Facile à dire dans un environnement qui ne reconnaît pas votre identité de genre. Si à l’heure actuelle, la culture d’entreprise en France ne sait pas comment aborder le sujet, il semble que le poids de cette éducation repose pour le moment sur les épaules des personnes non-binaires :

« Quand on est une personne trans, on doit répondre à des tas de questions en permanence. Mais il vaut mieux poser des questions que faire des bêtises même si un employeur ne peut pas tout reposer sur un.e salarié.e non binaire : après tout, iel ne détient pas la vérité absolue. C’est une charge mentale qui est parfois très lourde à porter au sein de l’entreprise d’où l’importance d’avoir une personne référente sur la question de l’inclusivité » explique la consultant.e.

9. Soigner votre tenue

Chaque secteur a des exigences précises concernant la tenue appropriée pendant l’entretien d’embauche.

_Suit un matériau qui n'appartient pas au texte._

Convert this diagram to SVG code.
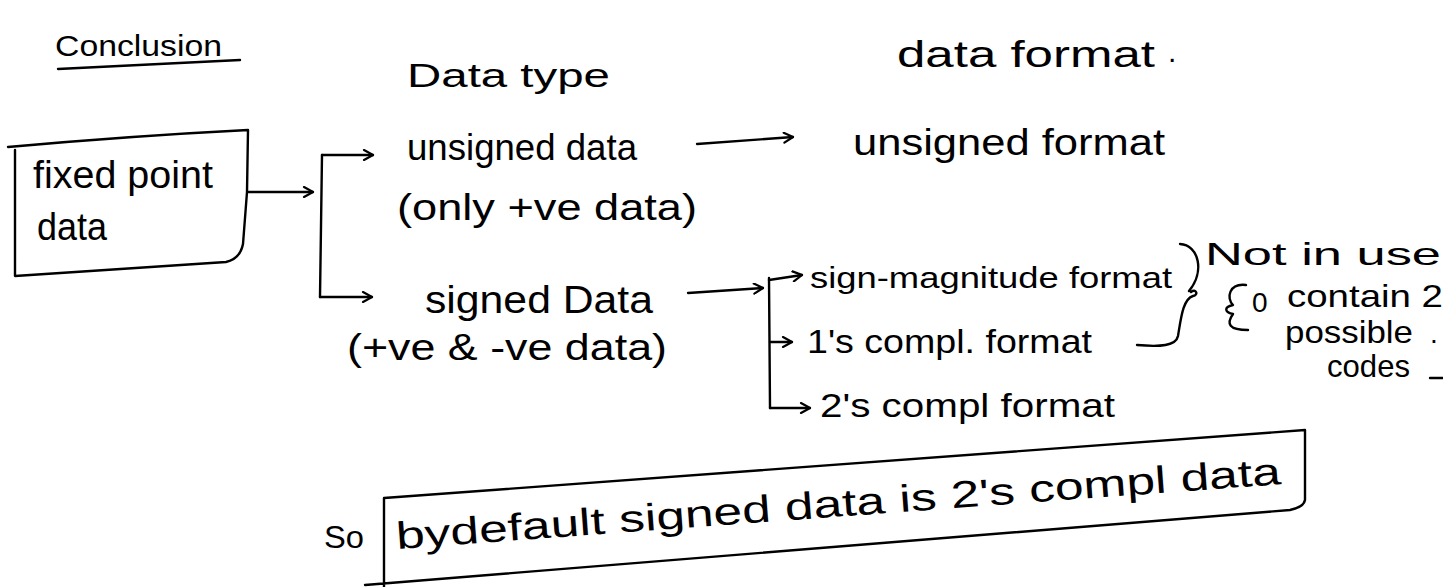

Des codes qui n’ont rien à voir avec la question du genre : on ne s’habille pas de la même façon dans la finance que dans la publicité.

« J’ai envie de dire qu’on peut s’habiller comme on veut. Lorsqu’on recrute, on cherche des êtres humains, pas des robots, on veut savoir qui est cette personne. Mais en réalité, beaucoup d’entreprises sont assez rigides concernant le code vestimentaire. Il faut rester un minimum soi-même, le but n’est pas de se déguiser mais de rester simple » conclut Élie Toupart.